Far away and once upon a time, chateaus seemed the stuff of fairy tales. You’ve seen them — in a TV period piece, a tour of the famous cluster in France’s Loire valley, or a car trip through the European continent with a view of this enchanted edifice glimpsed beyond impenetrable ironwork gates often topped with gilded ornaments.


Unlike castles upon hills that were once fortified and moated and oft besieged (though, of course, families lived there too), chateaus were and still are family homes. Who knew (I didn’t) that today there’s even a well-known French architect who specializes in helping clients renovate and restore their historical homes. I sat next to this learned gentleman of impeccable grace and manners at dinner one evening, at my friends Nick and Ireide Walker’s Normandy chateau.


In a dining room lit with candles, sparkling crystal, bounteous dishes and witty company, not to mention a glass of Chateau D’Yquem at hand, I felt I had time traveled back into a page of Madame de Sévigné famous letters. Enraptured, I listened as the owners and architect Etienne Dupre talked history and discussed an upcoming project to restore the kitchens and the front yard as much as possible to the original 18th century plans. Though original architectural renderings of the chateau are available, it turns out there were no records kept of the grounds. However, it’s known that “front yards” were austere. A large span of yard with nothing but grass was a status symbol, indicating the owners had land to spare. 


But the “back yard” is where the action happened, with plots of herbs, vegetables, flowers and trees, follies, mazes and waterworks. Gardens were parklike places of serenity and safety (no highway robbers afoot). Since most people were rarely alone until our more modern times, the garden was a place for a postprandial stroll as well as an outdoor office for a private conference, or a romantic rendezvous of rustled petticoats and sweet whisperings. 

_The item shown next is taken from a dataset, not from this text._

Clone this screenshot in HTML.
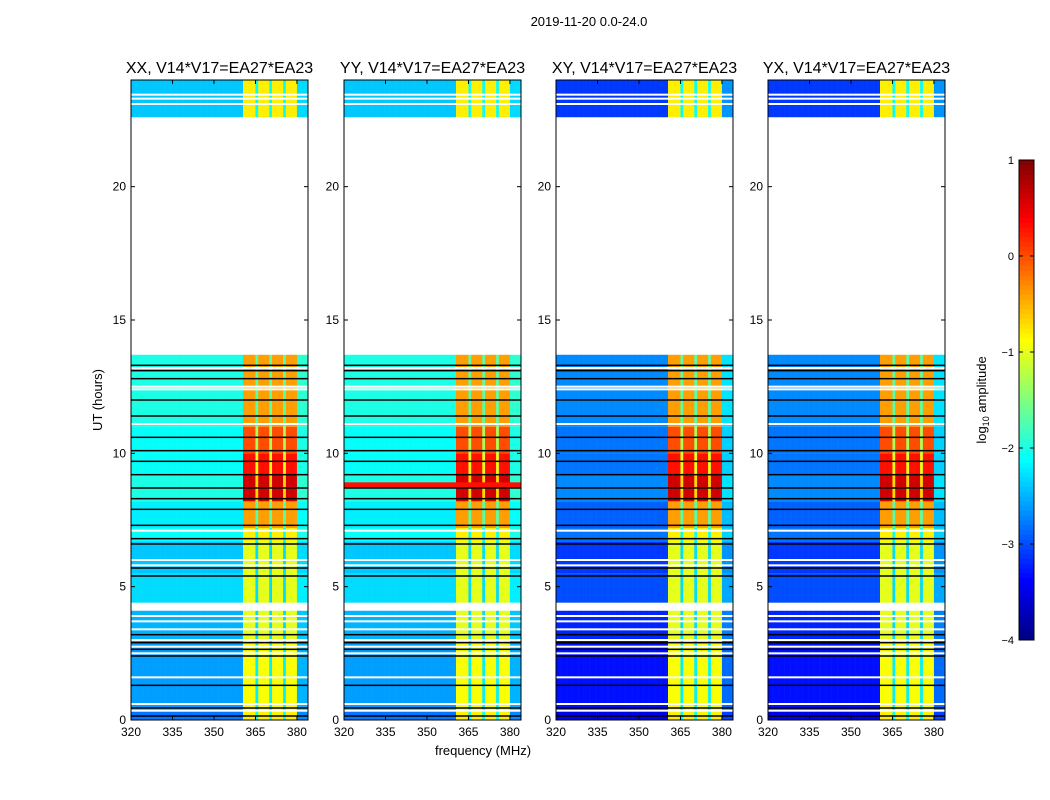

Constructed between 1708-1742, the chateau was built to classical standards of perfection — symmetrical and balanced wings with a grand front hall running east-west as one enters. On the grounds is a pigeonnier, stable buildings, garage, a newly restored chapel and more. Mascaron faces have glanced down these last few hundred years at visitors who once entered the gates by horse or carriage, and two original stone carriage steps with worn grooves still grace the entrance to the front doors. 


Over the last few decades, the Walkers have breathed love and devotion into the old walls.  



Connecting rooms: the chateau is faithfully styled after it’s original design Photo provided by Wonderlust




What’s the best thing about living here? 


Nick: taking responsibility for actively conserving a piece of history. 


Ireide: the quiet, the space, closeness to nature, with proximity to Rouen and Paris, hosting friends and family. And my vegetable garden. 



How did you find the chateau?


Nick: summer 1997 we took a vacation in France and picked up a property magazine at the train station. It was a buyers’ market, so many attractive offers. We contacted Philip and Patricia Hawkes, English real estate brokers who are based in Paris. They set up visits to 5 properties over a week in October. Yville was the best by far. 



Did you instantly fall in love with it? 


Nick: Yville was perfect. Built at the beginning of the 18th century on plans by Jules Hardouin Mansart, plenty of land, close enough to Paris, in great condition.



Food shopping?


Ireide: I like the covered farmer’s market in Rouen for fish, meat, cheese, delicacies and spices, and a great butcher’s shop called Maison Bizet on rue Rollon.



Top spots for finding period appropriate antiques, fabrics and decorative arts? 


Nick: fabric showrooms are Nobilis, Lelièvre, Rubelli, and antique dealers in Paris clustered on the left bank near Bld. St Germain. Many auctioneers operate out of “Hotel” Drouot at 9 rue Drouot in the 9th. I also like Artcurial on the Champs Elysée and Delphine Lejeune’s Normandy-Auction in Rouen. Regional auctions are plentiful. 



Tell us about the mural in your dining room? 


Ireide: the mural in our dining room is actually a wallpaper by Zuber. At the beginning of the 1800s these panorama wall papers were very fashionable. Ours depicts colonial Brazil. It was drawn around 1820 and reproduced in wood cuts for production by hand at Zuber in eastern France.


Jackie Kennedy installed Zuber’s panorama of Boston Harbor in the Diplomatic Reception Room of the White House.